Gertrud Bäumer
Gertrud Bäumer (* 12. September 1873 in Hohenlimburg (Westfalen); † 25. März 1954 in den Bodelschwinghschen Anstalten in Bethel) war eine deutsche Frauenrechtlerin und Politikerin.
Gertrud Bäumer kam wie viele Frauen der damaligen Zeit über ihren Beruf als Lehrerin zur bürgerlichen Frauenbewegung, die sich ja zuerst als Frauenbildungsbewegung verstand. Der Lehrerinnenberuf war für diese Frauen, wenn sie nicht sogleich standesgemäß heiraten konnten oder wollten, fast die einzige Möglichkeit auf eigenen Beinen zu stehen.

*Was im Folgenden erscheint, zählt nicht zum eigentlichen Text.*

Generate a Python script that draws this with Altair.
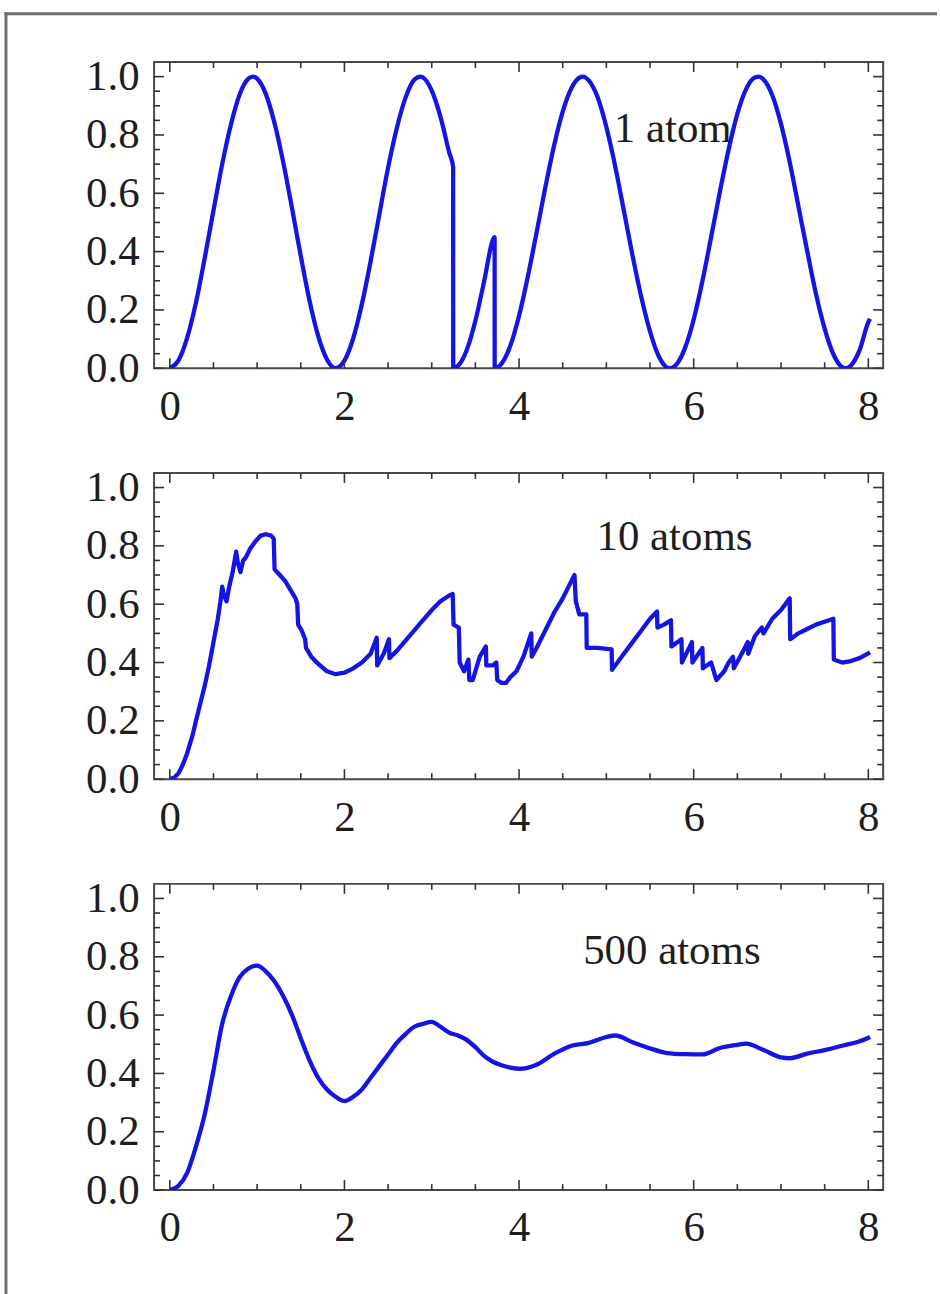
import altair as alt
import pandas as pd

# ---- data ----
T1 = [0.00, 0.10, 0.20, 0.30, 0.40, 0.50, 0.60, 0.70, 0.80, 0.90, 0.95, 1.00, 1.10, 1.20, 1.30, 1.40, 1.50,
      1.60, 1.70, 1.80, 1.90, 2.00, 2.10, 2.20, 2.30, 2.40, 2.50, 2.60, 2.70, 2.80, 2.87, 2.90, 3.00, 3.10,
      3.20, 3.245, 3.246, 3.30, 3.40, 3.50, 3.60, 3.70, 3.72, 3.721, 3.80, 3.90, 4.00, 4.10, 4.20, 4.30,
      4.40, 4.50, 4.60, 4.70, 4.73, 4.80, 4.90, 5.00, 5.10, 5.20, 5.30, 5.40, 5.50, 5.60, 5.70, 5.74, 5.80,
      5.90, 6.00, 6.10, 6.20, 6.30, 6.40, 6.50, 6.60, 6.70, 6.75, 6.80, 6.90, 7.00, 7.10, 7.20, 7.30, 7.40,
      7.50, 7.60, 7.70, 7.75, 7.80, 7.90, 8.00, 8.02]
P1 = [0.000, 0.027, 0.106, 0.226, 0.378, 0.541, 0.700, 0.836, 0.939, 0.993, 1.000, 0.993, 0.940, 0.840,
      0.705, 0.548, 0.385, 0.232, 0.110, 0.030, 0.000, 0.026, 0.102, 0.220, 0.367, 0.528, 0.688, 0.824,
      0.928, 0.989, 1.000, 0.997, 0.952, 0.862, 0.740, 0.690, 0.000, 0.008, 0.062, 0.163, 0.298, 0.440,
      0.450, 0.000, 0.016, 0.077, 0.180, 0.314, 0.464, 0.619, 0.762, 0.880, 0.961, 0.998, 1.000, 0.986,
      0.929, 0.827, 0.694, 0.541, 0.386, 0.244, 0.126, 0.041, 0.002, 0.000, 0.012, 0.069, 0.167, 0.299,
      0.450, 0.605, 0.750, 0.872, 0.957, 0.997, 1.000, 0.990, 0.936, 0.838, 0.707, 0.555, 0.402, 0.256,
      0.136, 0.048, 0.004, 0.000, 0.009, 0.062, 0.158, 0.170]

T2 = [0.00, 0.05, 0.10, 0.15, 0.20, 0.26, 0.30, 0.35, 0.40, 0.45, 0.50, 0.55, 0.58, 0.60, 0.62, 0.65,
      0.68, 0.72, 0.76, 0.78, 0.81, 0.84, 0.87, 0.92, 0.98, 1.04, 1.10, 1.16, 1.19, 1.20, 1.26, 1.32, 1.38,
      1.44, 1.46, 1.47, 1.51, 1.55, 1.56, 1.62, 1.70, 1.80, 1.90, 2.00, 2.10, 2.20, 2.30, 2.37, 2.375, 2.45,
      2.51, 2.515, 2.60, 2.70, 2.80, 2.90, 3.00, 3.10, 3.20, 3.24, 3.25, 3.31, 3.32, 3.37, 3.42, 3.43, 3.47,
      3.55, 3.62, 3.625, 3.70, 3.74, 3.75, 3.80, 3.85, 3.90, 3.97, 4.05, 4.14, 4.145, 4.20, 4.30, 4.40,
      4.50, 4.60, 4.635, 4.65, 4.69, 4.77, 4.775, 4.90, 5.06, 5.065, 5.20, 5.30, 5.40, 5.50, 5.58, 5.585,
      5.66, 5.74, 5.745, 5.86, 5.865, 5.98, 5.985, 6.10, 6.105, 6.20, 6.26, 6.35, 6.40, 6.45, 6.46, 6.55,
      6.62, 6.625, 6.70, 6.78, 6.80, 6.90, 7.00, 7.10, 7.105, 7.20, 7.30, 7.40, 7.50, 7.60, 7.605, 7.70,
      7.80, 7.90, 8.02]
P2 = [0.000, 0.005, 0.020, 0.050, 0.090, 0.150, 0.200, 0.260, 0.320, 0.390, 0.470, 0.550, 0.610, 0.660,
      0.630, 0.610, 0.660, 0.710, 0.780, 0.740, 0.710, 0.750, 0.760, 0.790, 0.815, 0.835, 0.840, 0.835,
      0.825, 0.720, 0.700, 0.680, 0.650, 0.620, 0.600, 0.530, 0.510, 0.480, 0.450, 0.420, 0.395, 0.370,
      0.360, 0.365, 0.380, 0.400, 0.430, 0.485, 0.390, 0.430, 0.480, 0.415, 0.440, 0.475, 0.510, 0.545,
      0.580, 0.610, 0.630, 0.635, 0.530, 0.520, 0.400, 0.370, 0.410, 0.340, 0.340, 0.420, 0.455, 0.390,
      0.390, 0.400, 0.340, 0.330, 0.330, 0.350, 0.370, 0.420, 0.500, 0.420, 0.450, 0.510, 0.570, 0.620,
      0.680, 0.700, 0.610, 0.565, 0.565, 0.450, 0.450, 0.445, 0.375, 0.430, 0.470, 0.510, 0.550, 0.575,
      0.520, 0.530, 0.545, 0.455, 0.480, 0.400, 0.470, 0.400, 0.450, 0.380, 0.400, 0.340, 0.370, 0.400,
      0.420, 0.380, 0.430, 0.470, 0.430, 0.490, 0.520, 0.500, 0.550, 0.580, 0.620, 0.480, 0.500, 0.515,
      0.530, 0.540, 0.550, 0.410, 0.400, 0.405, 0.415, 0.435]

T3 = [0.0, 0.1, 0.2, 0.3, 0.4, 0.5, 0.6, 0.7, 0.8, 0.9, 1.0, 1.1, 1.2, 1.3, 1.4, 1.5, 1.6, 1.7, 1.8, 1.9,
      2.0, 2.1, 2.2, 2.3, 2.4, 2.5, 2.6, 2.7, 2.8, 2.9, 3.0, 3.1, 3.2, 3.3, 3.4, 3.5, 3.6, 3.7, 3.8, 3.9,
      4.0, 4.2, 4.4, 4.6, 4.8, 5.0, 5.1, 5.3, 5.5, 5.7, 5.9, 6.1, 6.3, 6.5, 6.6, 6.8, 7.0, 7.1, 7.3, 7.5,
      7.7, 7.9, 8.02]
P3 = [0.000, 0.015, 0.060, 0.150, 0.260, 0.410, 0.570, 0.665, 0.730, 0.760, 0.770, 0.750, 0.715, 0.665,
      0.600, 0.520, 0.445, 0.385, 0.345, 0.320, 0.305, 0.320, 0.345, 0.385, 0.425, 0.465, 0.505, 0.535,
      0.560, 0.570, 0.577, 0.560, 0.540, 0.530, 0.515, 0.490, 0.460, 0.440, 0.428, 0.420, 0.416, 0.430,
      0.467, 0.495, 0.505, 0.525, 0.530, 0.507, 0.486, 0.470, 0.466, 0.465, 0.487, 0.498, 0.502, 0.480,
      0.455, 0.452, 0.468, 0.480, 0.495, 0.510, 0.525]

LABELS = ["1 atom", "10 atoms", "500 atoms"]
LABEL_T = [5.76, 5.78, 5.75]
LABEL_P = [0.82, 0.83, 0.82]

X_MAJOR = [0, 2, 4, 6, 8]
X_MINOR = [0.5, 1, 1.5, 2.5, 3, 3.5, 4.5, 5, 5.5, 6.5, 7, 7.5]
Y_MAJOR = [0.0, 0.2, 0.4, 0.6, 0.8, 1.0]
Y_MINOR = [0.05, 0.1, 0.15, 0.25, 0.3, 0.35, 0.45, 0.5, 0.55, 0.65, 0.7, 0.75, 0.85, 0.9, 0.95]

W, H = 731, 307
FONT = "Liberation Serif"
BLUE = "#1414e4"
INK = "#1e1e1e"

xscale = alt.Scale(domain=[-0.18, 8.17], nice=False, zero=False)
yscale = alt.Scale(domain=[0, 1.05], nice=False, zero=False)
xaxis = alt.Axis(values=X_MAJOR, format="d", ticks=False, domain=False, grid=False, title=None,
                 labelFont=FONT, labelFontSize=43, labelColor=INK, labelPadding=17)
yaxis = alt.Axis(values=Y_MAJOR, format=".1f", ticks=False, domain=False, grid=False, title=None,
                 labelFont=FONT, labelFontSize=43, labelColor=INK, labelPadding=15)


def X(f="t"):
    return alt.X(f + ":Q", scale=xscale, axis=xaxis)


def Y(f="p"):
    return alt.Y(f + ":Q", scale=yscale, axis=yaxis)


def panel(ts, ps, k, interp, frame=False):
    df = pd.DataFrame({"t": ts, "p": ps, "i": list(range(len(ts)))})
    line = alt.Chart(df).mark_line(color=BLUE, strokeWidth=4.3, clip=True, interpolate=interp,
                                   strokeJoin="round").encode(x=X(), y=Y(), order="i:Q")
    layers = [line]
    for vals, L in ((X_MAJOR, 10), (X_MINOR, 6)):
        d = pd.DataFrame({"t": vals})
        layers.append(alt.Chart(d).mark_rule(color="#333", strokeWidth=1.6).encode(
            x=X(), y=alt.value(H), y2=alt.value(H - L)))
        layers.append(alt.Chart(d).mark_rule(color="#333", strokeWidth=1.6).encode(
            x=X(), y=alt.value(0), y2=alt.value(L)))
    for vals, L in ((Y_MAJOR, 10), (Y_MINOR, 6)):
        d = pd.DataFrame({"p": vals})
        layers.append(alt.Chart(d).mark_rule(color="#333", strokeWidth=1.6).encode(
            y=Y(), x=alt.value(0), x2=alt.value(L)))
        layers.append(alt.Chart(d).mark_rule(color="#333", strokeWidth=1.6).encode(
            y=Y(), x=alt.value(W), x2=alt.value(W - L)))
    lab = pd.DataFrame({"t": [LABEL_T[k]], "p": [LABEL_P[k]], "s": [LABELS[k]]})
    layers.append(alt.Chart(lab).mark_text(font=FONT, fontSize=43, color=INK, align="center",
                                           baseline="middle").encode(x=X(), y=Y(), text="s:N"))
    if frame:
        one = pd.DataFrame({"a": [0]})
        layers.append(alt.Chart(one).mark_rule(color="#6f6f6f", strokeWidth=3).encode(
            x=alt.value(-148.5), y=alt.value(-50), y2=alt.value(1236)))
        layers.append(alt.Chart(one).mark_rule(color="#6f6f6f", strokeWidth=3).encode(
            x=alt.value(-150), x2=alt.value(785), y=alt.value(-48.5)))
    return alt.layer(*layers).properties(width=W, height=H)


chart = alt.vconcat(
    panel(T1, P1, 0, "monotone", frame=True),
    panel(T2, P2, 1, "linear"),
    panel(T3, P3, 2, "monotone"),
    spacing=105,
    bounds="flush",
).properties(
    padding={"left": 1.5, "top": 7.5, "right": 0, "bottom": 0},
    background="white",
).configure_view(
    stroke="#4a4a4a", strokeWidth=2
)

chart.save("out.html", embed_options={"renderer": "svg", "actions": False})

Sie kam aus einer Pfarrersfamilie, ihr Vater starb jedoch jung, und ihre Mutter musste die drei Kinder mit Hilfe der Verwandtschaft durchbringen. Die Leere in dem Leben ihrer Mutter, und ihre Abhängigkeit von anderen, war für Gertrud Bäumer eine schmerzvolle, aber lehrreiche Erfahrung. Die Öde im großmütterlichen Hause lastete auf ihr: »War dies das Frauenleben - diese Spirale um die eigene Achse?« (Bäumer 1933a, 101). Ihr Entschluß, einen Beruf zu ergreifen, stand daher schon sehr früh fest: »Ich wollte - und mußte aus wirtschaftlichen Gründen - Lehrerin werden.« (Bäumer 1933a, 96)
Es ist bezeichnend, daß Gertrud Bäumer sich das Geld für ihr Studium ersparen musste, und keine Unterstützung des Hoffmannschen Familienstipendiums erhielt, die ansonsten jedem männlichen Studenten ihrer Verwandtschaft gewährt wurde: »Auf den Gedanken einer Ausnahmeregelung oder einer Statutenänderung kam man damals noch nicht, obgleich dieser im Hinblick auf den frühen Tod des Vaters besonders nahe gelegen hätte.« (Gerstein 1971, 87). An der Universität belegte sie Theologie, Germanistik, Philologie und Nationalökonomie und promovierte 1904 über Goethes Satyros.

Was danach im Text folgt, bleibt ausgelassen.